The green tissue paper had faded to an ugly greenish- gray. It had been a bright green when I folded it around the small milk carton. Fluffy white feathers were glued around the top. I remembered making this when I was in fifth grade. I saved my milk carton from school lunch and gathered the feathers on my way home from school. I filled the milk carton with cheerful yellow dandelions. This was my Mother’s Day gift for my grandmother—my mother’s mother. My mother was gone. Her death the previous February was still a fresh wound.
Now, eight years later, my grandmother was also gone. I stood in her bedroom and mourned her death. I looked at her neatly made bed and the pump organ that required two small girls to play it. My sister and I loved playing the organ. We took turns/ One of us pulled out the stops and played the keys while the other one knelt on the floor and pumped the foot pedals with her hands.
I walked over to the window and pulled aside the curtain. And there it was. After all these years the little milk carton basket still existed. The dandelions were long gone. The feathers were as fluffy and white as the day I pasted them in place. The tissue paper that covered it was a faded greenish-gray. But Grandma Dudley had kept it. My small gift had mattered to her.

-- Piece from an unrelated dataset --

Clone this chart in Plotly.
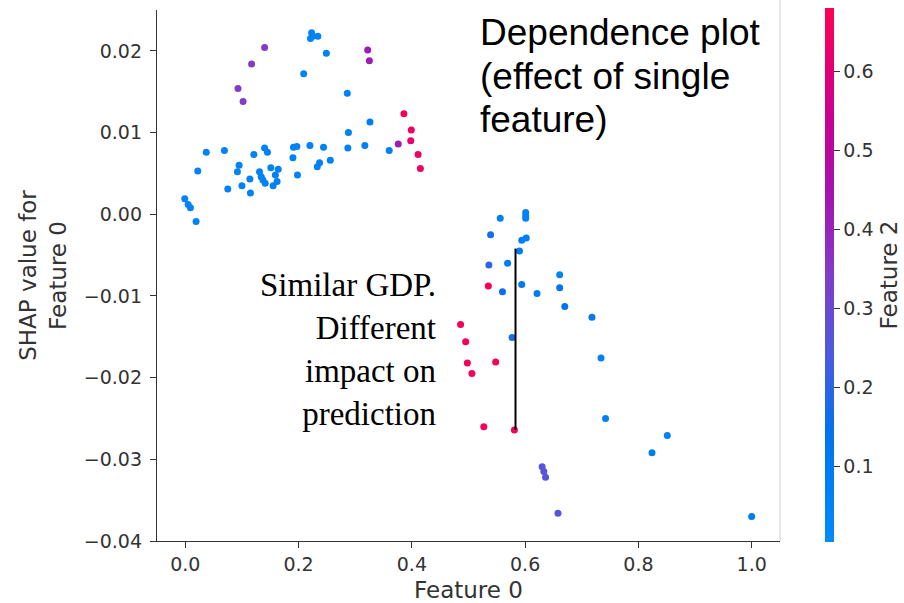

It was almost seventy years ago that I gave this small gift, but the image of that little milk carton basket is still fresh in my mind. I remember how it looked when I gave it to my grandmother. I remember how it looked when I found it eight years later. I am reminded that how much a gift costs or how elaborate it is don’t matter. The memory of that small basket symbolizes two gifts. My gift to my grandmother was a gift of love. Her gift to me was also a gift of love.